JAKARTA– Kongres Luar Biasa (KLB) Partai Demokrat di Deli Serdang, Sumatera Utara, telah menetapkan Moeldoko sebagai ketua umum. Hasil KLB itu pun dipastikan akan didaftarkan ke Kementerian Hukum dan HAM (Kemenkumham).
Pendiri Partai Demokrat Hencky Luntungan mengatakan pengurus Partai Demokrat hasil KLB Deli Serdang dipastikan akan didaftarkan ke Kementerian Hukum dan HAM (Kemenkum HAM). Rencananya hari ini, Senin (8/3). “Baru mau masuk besok (hari ini) hasil KLB,” ujarnya, Minggu (7/3).
Dikatakannya, saat ini Agus Harimurti Yudhoyono (AHY) memang masih menjadi ketua umum Partai Demokrat. Namun setelah didaftar ke Kemenkum HAM dan diverifikasi maka akan berubah sesuai dengan hasil KLB Deli Serdang. “Kalau sudah besok (hari ini) masuk, maka dia (Kemenkum HAM) akan memverifikasi,” ujar Hencky Luntungan.
Sebelumnya, Ketua Dewan Pembina Partai Demokrat versi KLB, Marzuki Alie memastikan hasil KLB akan didaftarkan ke Kemenkum HAM untuk mendapatkan surat keputusan (SK). “Iyalah (hasil KLB Demokrat diserahkan ke Kemenkum HAM). Aturannya kan begitu,” katanya.
Dijelaskannya, setelah proses administrasi selesau, maka hasil tersebut akan diserahkan ke Kemenkum HAM. “Sedang diproses sih, sedang dijalankan proses administrasi semuanya,” ujarnya. Terkait keabsahan hasil KLB Demokrat Deli Serdang, dia menyerahkan ke pengadilan. Bila melihat AD/ART dari Kongres V Demokrat di Jakarta, menurutnya, Partai Demokrat dalam cengkeraman Keluarga Cikeas.
“Kalau keabsahan itu nanti di peradilan ya, karena kalau melihat Anggaran Dasar yang tahun 2020, itu partai ini sudah dikuasai secara penuh oleh keluarga Cikeas, bagaimana bisa KLB kalau persetujuan KLB harus persetujuan Cikeas, kan nggak mungkin. Jelas itu mencederai nilai-nilai demokrasi yang diusung Partai Demokrat,” imbuhnya.
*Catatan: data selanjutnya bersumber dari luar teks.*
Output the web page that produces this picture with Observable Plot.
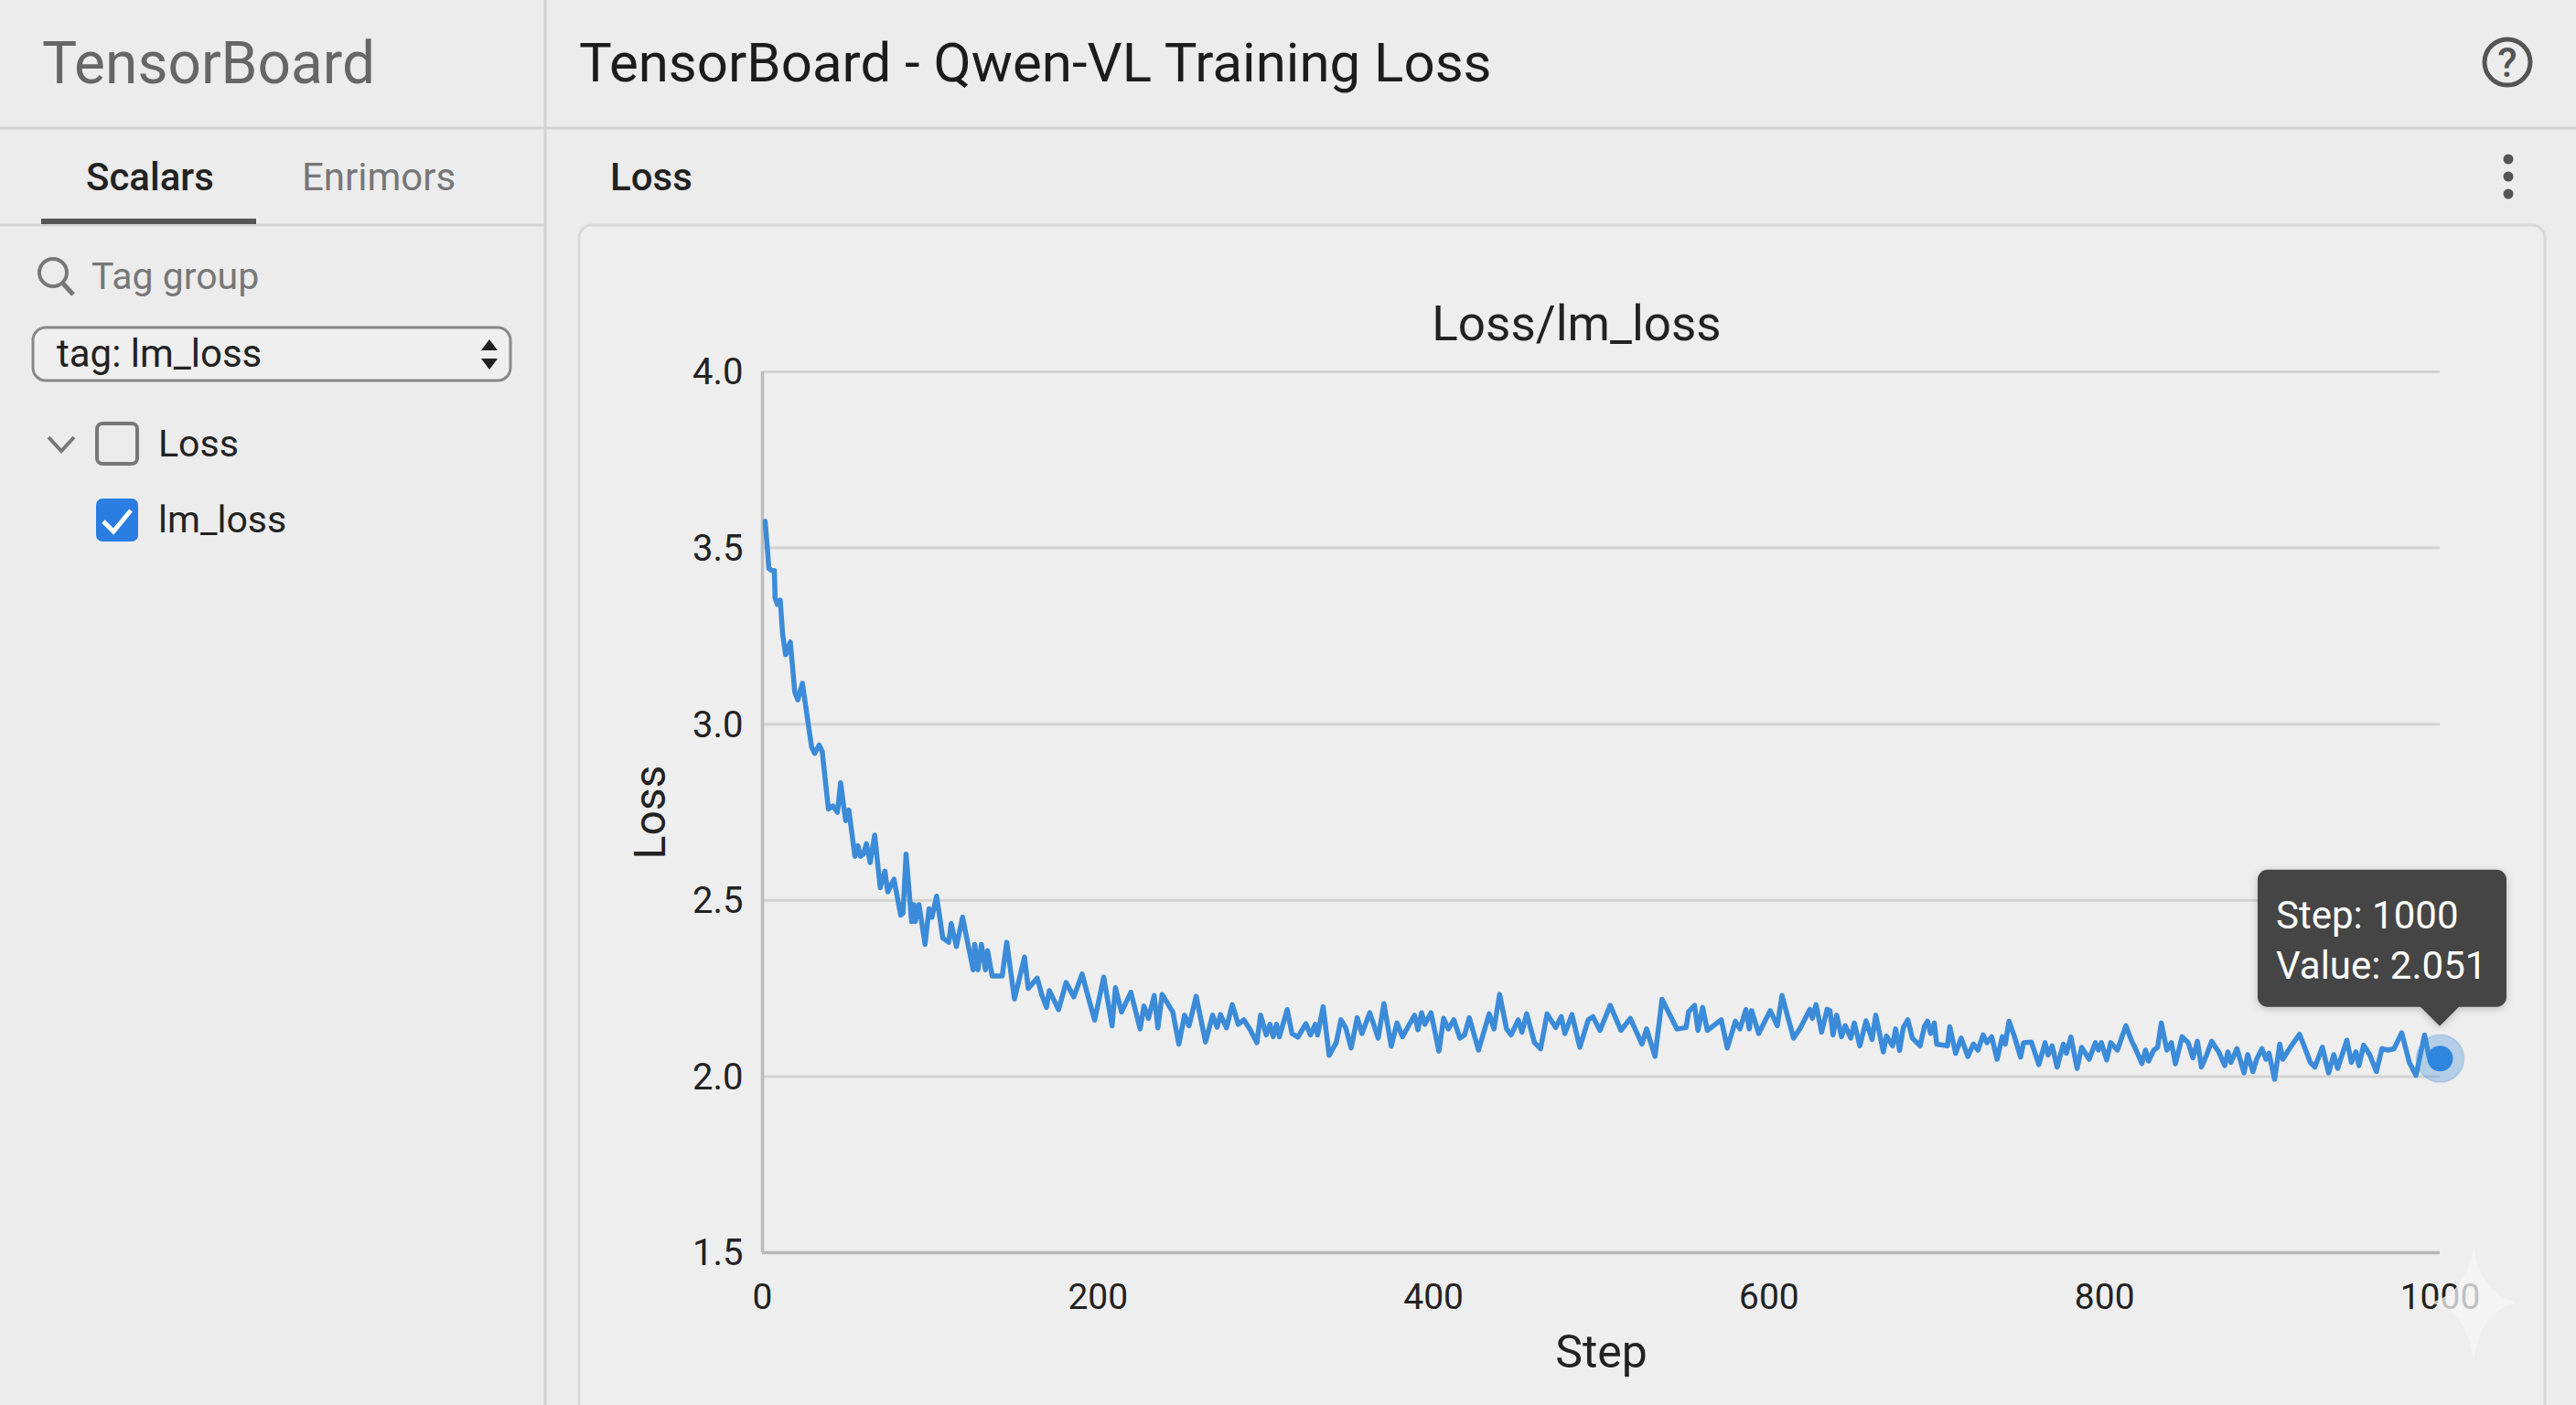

Di sisi lain, peneliti politik Lembaga Ilmu Pengetahuan Indonesia (LIPI), Lili Romli menilai keterlibatan Kepala Kantor Staf Kepresidenan (KSP) Moeldoko KLB Partai Demokrat sangat kentara. Terlebih dia juga terpilih sebagai ketua umum. Karenanya, seharusnya Presiden Joko Widodo memberi sanksi kepadanya agar tak ada anggapan Istana terlibat di dalamnya. “Mestinya harus menegur dan memberi sanksi. Artinya sanksinya dia harus dinonaktifkan atau dia melepaskan jabatannya sebagai KSP,” ujarnya.